Since the ‘new’ house we moved into in 2001 was fairly big, I helped with cleaning it and collecting firewood from the nearby mountains for cooking and warming, especially in winter, so that she could waskom herself in a warm kitchen, while I prepared lunch for her. My role became even more meaningful to her as her other half-sister got married.

I woke up with her in the morning to help as much as I could. At times when she’s late she left everything on the floor (and I mean everything). I had to clean up. As she ran to the taxi taking them to work, she would shout a lot of instructions against the early morning breeze in a telegram way. “Ke thole o dubile hle ngwanaka.” She wanted me to make dough for dumplings or makwenya (fatcakes). “O late parcela yane.” I had to go borrow money from a neighbour.
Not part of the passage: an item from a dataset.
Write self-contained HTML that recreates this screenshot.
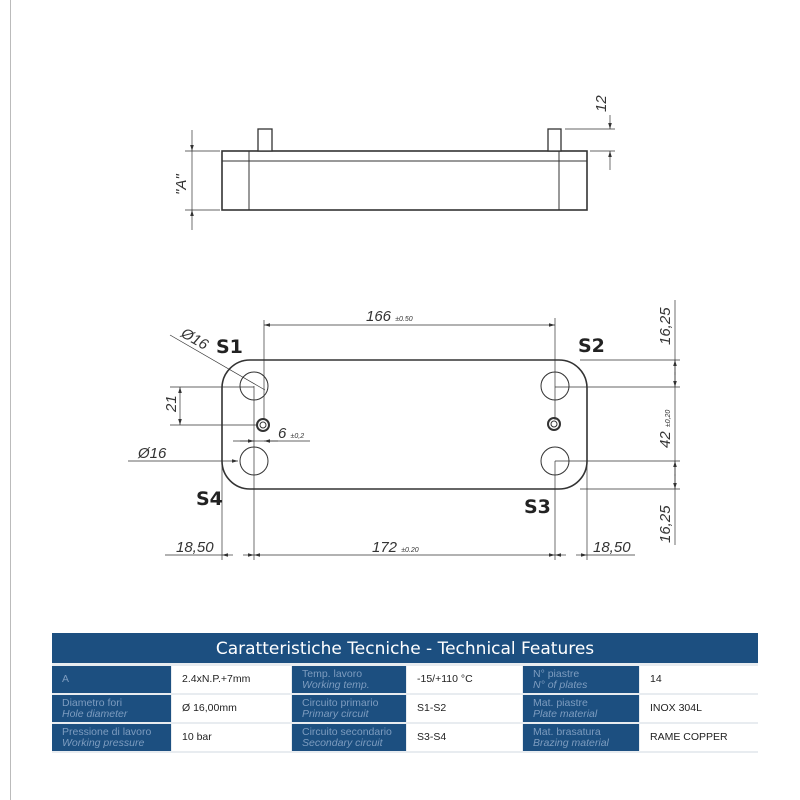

I knew about every man who wanted a relationship with my single mother. Two of them happened to own shops in the village and my mother and I strategised on how to get free goods from them, using their own attraction to the yellow bone that was her. I was always with her and so if I didn’t approve of a man with ambitions, I’d refuse to make space for them to talk privately. Due to my trouble with asthma, she felt an even greater need to keep me close. No one could care for me better, she thought. No one could understand.

In all this, where was my brother? He was responsible for things like fencing, gardening and fetching water. He was playing, fighting, hanging out with friends, only coming back home when hungry. He was the real son.

And I was converted. It appears I was the only one who discerned the emptiness that comes with being a single mother to boy children only.

Every woman has a dream of sharing wisdom with her daughter about menstruation, boys, growing nipples, fashion, motherhood. My mother was denied that opportunity to groom a future wife and mother to someone, but she did (I doubt intentionally) deposit high expectations in me of what an ideal woman looks like.

In the same measure of regret that I have when it comes to growing up without a male figure in the family, I share her unexpressed frustrations and grief over a husband she never really had, and a girl child she so many times clandestinely prayed to God she so much wanted to have.

Today I know more about life, thanks to her. I’m glad that even though she accepted the impossibility of having a daughter, she passed on the knowledge anyway. I’m humbled that she didn’t seek to have more children until a daughter pitches up, but improvised on the gifts she had. Although there’s clearly a fatherhood vacuum in me, I know how a woman must be treated. Or rather, how she must not be treated.

I know that my future wife must never experience any of the pains my mother endured.

I pray her character doesn’t compete with the imperfections of my future wife and that everything she was doesn’t make me intolerant of anything my future wife will not be.

Though it’s not of my own making, I apologise to my mother for looking like my father and not being a girl. And I wish to applaud her for getting the pronunciation of “although” right, while, equally, I’d like to clarify that I wasn’t stubborn but curious, something she planted in me through reading and storytelling.

These two points will be top of the agenda when we’re finally reunited in Heaven.